Listening to some talks, I felt there were like stacks of tags which could be a shortcut to present/remember my notes. In ‘tag’ fashion, my favourite form is the cloud. Below I organise them by :
- family: module, modulation, co-modulate
- un-definition and un-determination: perceptual shift, liminality, intermediality, fluidity, blurr, fracture, in the glitch, slippage
- funny how re-, de-, un- and other suffixes are used: re-explore, dis-ruption, un-predictable, re-signal, re-inject, de-stabilise, de-fragment, un-define, un-do, etc. Is it a way to re-novate the wheel in the digital era (example: organic round photographic grains becoming digital square pixels!) ?
- physical experience : exercising, exorcising, transformative/ transformational
- internet vocabulary: platform, surfing (together as a way of being in the same movement of energy), activation, mapping
- design vocabulary: responsive with speed and scale, participatory models
- poetic license: traversing, spatial autobiographical narrative
Funny to observe, throughout the symposium, recurring quotations from Deleuze and images like Piranese Prisons!
Other questions I am pondering:
- when speaking about dramaturgy: what is the difference and complementarity of dynamic and syntax? Can it be compared with musical composition?
- is it because of a lack of depth that people question the surface? Or maybe it is a fear of the unknown of the depth? Is the surface the skin? what is under the skin? Is the weight/counter-weight of content the interface/form/look?
- Does abstraction lead towards a mysticism? If there is no narrative, is it abstract? What about the impact of analogies?
- Why am I attracted to illusion? to kinaesthetic feel and particularly via the medium of projections? Is tri-dimensionality tricking perception and consequently, something out of control? Why am I interested in using various sources of content simultaneously? Is it because of the slippage? that it will go out of synch, out of phase with time? and how thrilling to see/feel when it is happening? Food for thought…..

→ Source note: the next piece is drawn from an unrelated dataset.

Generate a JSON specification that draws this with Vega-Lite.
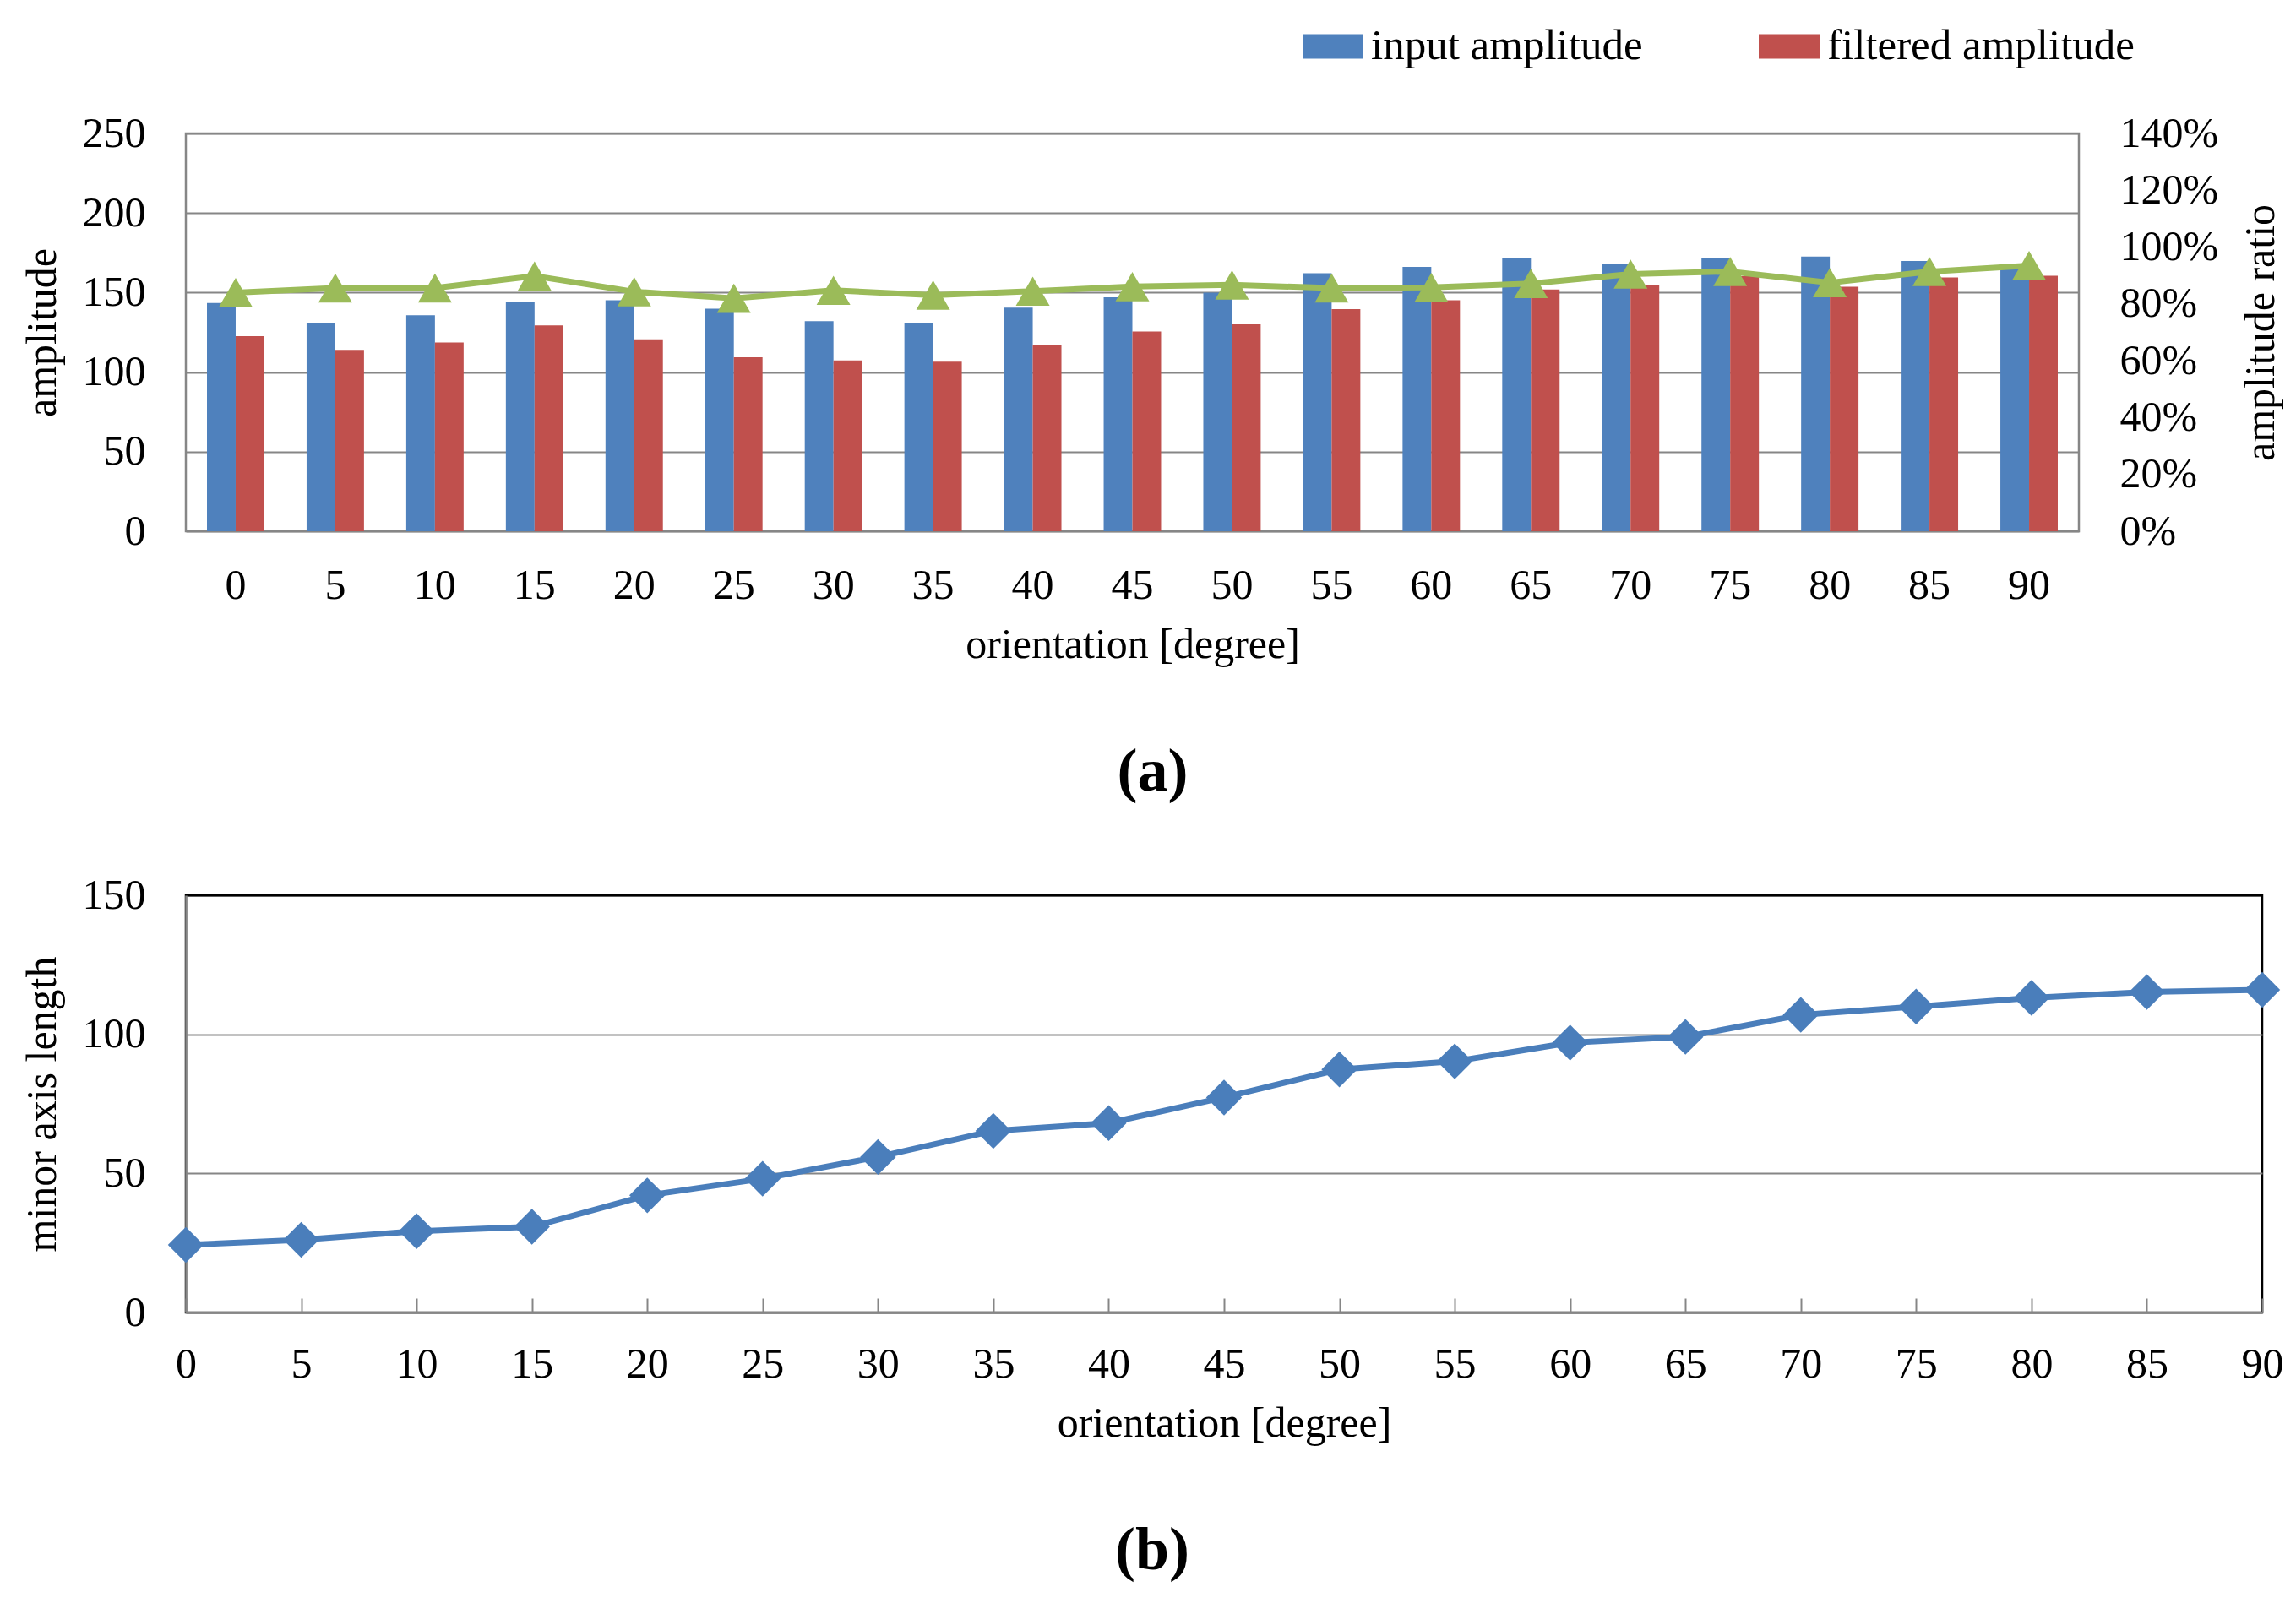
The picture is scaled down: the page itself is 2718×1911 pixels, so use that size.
{
  "$schema": "https://vega.github.io/schema/vega-lite/v6.json",
  "background": "white",
  "padding": {"left": 23, "top": 19, "right": 12, "bottom": 20},
  "config": {
    "font": "Liberation Serif",
    "view": {"stroke": null},
    "axis": {
      "labelFont": "Liberation Serif",
      "labelFontSize": 50,
      "labelColor": "black",
      "titleFont": "Liberation Serif",
      "titleFontSize": 50,
      "titleFontWeight": "normal",
      "titleColor": "black",
      "gridColor": "#868686",
      "gridWidth": 2,
      "domainColor": "#868686",
      "domainWidth": 2.5,
      "tickColor": "#868686",
      "tickWidth": 2
    },
    "legend": {
      "labelFont": "Liberation Serif",
      "labelFontSize": 51,
      "labelColor": "black",
      "labelLimit": 0
    },
    "title": {"font": "Liberation Serif", "color": "black"}
  },
  "spacing": 81,
  "vconcat": [
    {
      "width": 2241,
      "height": 471,
      "view": {"stroke": "#868686", "strokeWidth": 2.5},
      "title": {"text": "(a)", "orient": "bottom", "fontSize": 72, "fontWeight": "bold", "offset": 91, "dx": 24},
      "data": {
        "values": [
          {"angle": 0, "input amplitude": 143.5, "filtered amplitude": 122.6, "ratio": 0.84},
          {"angle": 5, "input amplitude": 131, "filtered amplitude": 114, "ratio": 0.856},
          {"angle": 10, "input amplitude": 135.7, "filtered amplitude": 118.6, "ratio": 0.856},
          {"angle": 15, "input amplitude": 144.4, "filtered amplitude": 129.4, "ratio": 0.898},
          {"angle": 20, "input amplitude": 145.2, "filtered amplitude": 120.6, "ratio": 0.843},
          {"angle": 25, "input amplitude": 139.8, "filtered amplitude": 109.3, "ratio": 0.82},
          {"angle": 30, "input amplitude": 132, "filtered amplitude": 107.3, "ratio": 0.848},
          {"angle": 35, "input amplitude": 131, "filtered amplitude": 106.5, "ratio": 0.831},
          {"angle": 40, "input amplitude": 140.5, "filtered amplitude": 116.9, "ratio": 0.845},
          {"angle": 45, "input amplitude": 147, "filtered amplitude": 125.5, "ratio": 0.861},
          {"angle": 50, "input amplitude": 150, "filtered amplitude": 130, "ratio": 0.867},
          {"angle": 55, "input amplitude": 162.2, "filtered amplitude": 139.6, "ratio": 0.856},
          {"angle": 60, "input amplitude": 166.1, "filtered amplitude": 145.2, "ratio": 0.858},
          {"angle": 65, "input amplitude": 171.8, "filtered amplitude": 151.9, "ratio": 0.872},
          {"angle": 70, "input amplitude": 167.9, "filtered amplitude": 154.6, "ratio": 0.905},
          {"angle": 75, "input amplitude": 171.8, "filtered amplitude": 160.3, "ratio": 0.914},
          {"angle": 80, "input amplitude": 172.6, "filtered amplitude": 153.6, "ratio": 0.875},
          {"angle": 85, "input amplitude": 169.9, "filtered amplitude": 159.5, "ratio": 0.914},
          {"angle": 90, "input amplitude": 165, "filtered amplitude": 160.5, "ratio": 0.935}
        ]
      },
      "layer": [
        {
          "transform": [{"fold": ["input amplitude", "filtered amplitude"], "as": ["series", "amp"]}],
          "mark": {"type": "bar"},
          "encoding": {
            "x": {
              "field": "angle",
              "type": "ordinal",
              "scale": {"paddingInner": 0.424, "paddingOuter": 0.212},
              "axis": {"labelAngle": 0, "ticks": false, "domain": false, "labelPadding": 39, "title": "orientation  [degree]", "titlePadding": 20}
            },
            "xOffset": {"field": "series", "type": "nominal", "sort": ["input amplitude", "filtered amplitude"]},
            "y": {
              "field": "amp",
              "type": "quantitative",
              "scale": {"domain": [0, 250]},
              "axis": {"values": [0, 50, 100, 150, 200, 250], "ticks": false, "domain": false, "labelPadding": 48, "title": "amplitude", "titlePadding": 22}
            },
            "color": {
              "field": "series",
              "type": "nominal",
              "sort": ["input amplitude", "filtered amplitude"],
              "scale": {"domain": ["input amplitude", "filtered amplitude"], "range": ["#4F81BD", "#C0504D"]},
              "legend": {
                "title": null,
                "orient": "none",
                "direction": "horizontal",
                "legendX": 1322,
                "legendY": -139,
                "symbolType": "M-1,-0.4H1V0.4H-1Z",
                "symbolSize": 5184,
                "symbolStrokeWidth": 0,
                "labelOffset": 9,
                "columnPadding": 137
              }
            }
          }
        },
        {
          "mark": {
            "type": "line",
            "color": "#9BBB59",
            "strokeWidth": 7,
            "point": {"shape": "triangle-up", "size": 1600, "filled": true, "color": "#9BBB59", "opacity": 1}
          },
          "encoding": {
            "x": {"field": "angle", "type": "ordinal"},
            "y": {
              "field": "ratio",
              "type": "quantitative",
              "scale": {"domain": [0, 1.4]},
              "axis": {
                "orient": "right",
                "format": ".0%",
                "values": [0, 0.2, 0.4, 0.6, 0.8, 1.0, 1.2, 1.4],
                "grid": false,
                "ticks": false,
                "domain": false,
                "labelPadding": 48,
                "title": "amplitude ratio",
                "titleAngle": 270,
                "titleBaseline": "top",
                "titlePadding": 26
              }
            }
          }
        }
      ],
      "resolve": {"scale": {"y": "independent"}}
    },
    {
      "width": 2458,
      "height": 494,
      "view": {"stroke": "black", "strokeWidth": 2.5},
      "title": {"text": "(b)", "orient": "bottom", "fontSize": 72, "fontWeight": "bold", "offset": 91, "dx": -85},
      "data": {
        "values": [
          {"angle": 0, "length": 24.3},
          {"angle": 5, "length": 26.1},
          {"angle": 10, "length": 29.2},
          {"angle": 15, "length": 30.8},
          {"angle": 20, "length": 42.1},
          {"angle": 25, "length": 48.1},
          {"angle": 30, "length": 55.9},
          {"angle": 35, "length": 65.3},
          {"angle": 40, "length": 68.1},
          {"angle": 45, "length": 77.3},
          {"angle": 50, "length": 87.4},
          {"angle": 55, "length": 90.3},
          {"angle": 60, "length": 97},
          {"angle": 65, "length": 99.1},
          {"angle": 70, "length": 107},
          {"angle": 75, "length": 110},
          {"angle": 80, "length": 113.1},
          {"angle": 85, "length": 115.2},
          {"angle": 90, "length": 116}
        ]
      },
      "mark": {
        "type": "line",
        "color": "#4A7EBB",
        "strokeWidth": 7,
        "point": {"shape": "diamond", "size": 1800, "filled": true, "color": "#4A7EBB", "opacity": 1}
      },
      "encoding": {
        "x": {
          "field": "angle",
          "type": "quantitative",
          "scale": {"domain": [0, 90], "nice": false},
          "axis": {"values": [0, 5, 10, 15, 20, 25, 30, 35, 40, 45, 50, 55, 60, 65, 70, 75, 80, 85, 90], "grid": false, "tickSize": -17, "labelPadding": 53, "labelFlush": false, "title": "orientation  [degree]", "titlePadding": 20}
        },
        "y": {
          "field": "length",
          "type": "quantitative",
          "scale": {"domain": [0, 150]},
          "axis": {
            "values": [0, 50, 100, 150],
            "ticks": false,
            "labelPadding": 48,
            "title": "minor axis length",
            "titlePadding": 22,
            "gridColor": {"condition": {"test": "datum.value === 150", "value": "black"}, "value": "#868686"}
          }
        }
      }
    }
  ]
}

‘The Fall’ video by Nikki Heywood and Heidrun Lohr had both strong and clear content and aesthetic, underlining the kinaesthetic feel of the fall. (courtesy to Heidrun Lohr for the 3 last photos in this gallery). I still keep images in mind of the floor/screen moving and blurring at the same time with this impression of giving way under the feet, as well as the screen (later in the piece) being the surface/membrane between the indoor and outdoor worlds. I also liked the screen work R.U.N. shown at the end of the symposium by Paul Gazolla, playing on visual illusion of the body being suspended somehow in time or space with camera taking only 1 or few frames per second, while audiowise we were going through the physical breathe of the run!
2 screens were positioned in a right angle on the second day screening evening. It was used twice: for Sam James’ and Gretel Taylor’s works. Sam uses 2 images side by side in each screen which makes it 4 frames within the space, where performers are jumping from real to 3D sets through editing transitions, which I liked, allowing each frame to rotate and made me think about a Rubik’s cube, like the screen surface hides other facets… I was wondering why the work wasn’t presented for 4 screens? with a possibility for audience to maybe enter a space or walk around it?
After listening to the paper of Physical TV, promising an interesting interaction and use of Second Life (SL=3d world on internet) with real space and dancers, I was disappointed for several reasons. First, to see that SL was just used as a set (projected behind the dancers, like in ancient theater painted flat backdrop but, yes, changing thanks to the animation), second that there wasn’t possibility for audience to be online, third the use of narrative as a need for linking real to virtual (in the tradition of Disney cartoon!). On the other side, I was impressed by the programming of the SL avatars’ gestures, obviously they had a bigger range of movements than usual avatars, mirroring the movements of the real dancers. But I couldn’t stop wondering for which purpose? I will write more about SL in further posts in the Networked Performance section of the blog, as I am interested to see how platforms on internet can be used for active performance.
Maybe I missed a possibility of extending the dialogue/questioning during SEAM about the interests people have in using virtual world(s), mixing real and virtual bodies. What can be the interactions of these bodies as performers but also with proximal and online audience? What is the leap in screendance between 1 screen, multiscreens, screens creating fixed/movable spaces acknowledging depth of the projections? How do content and form(s) interact, grow together or not?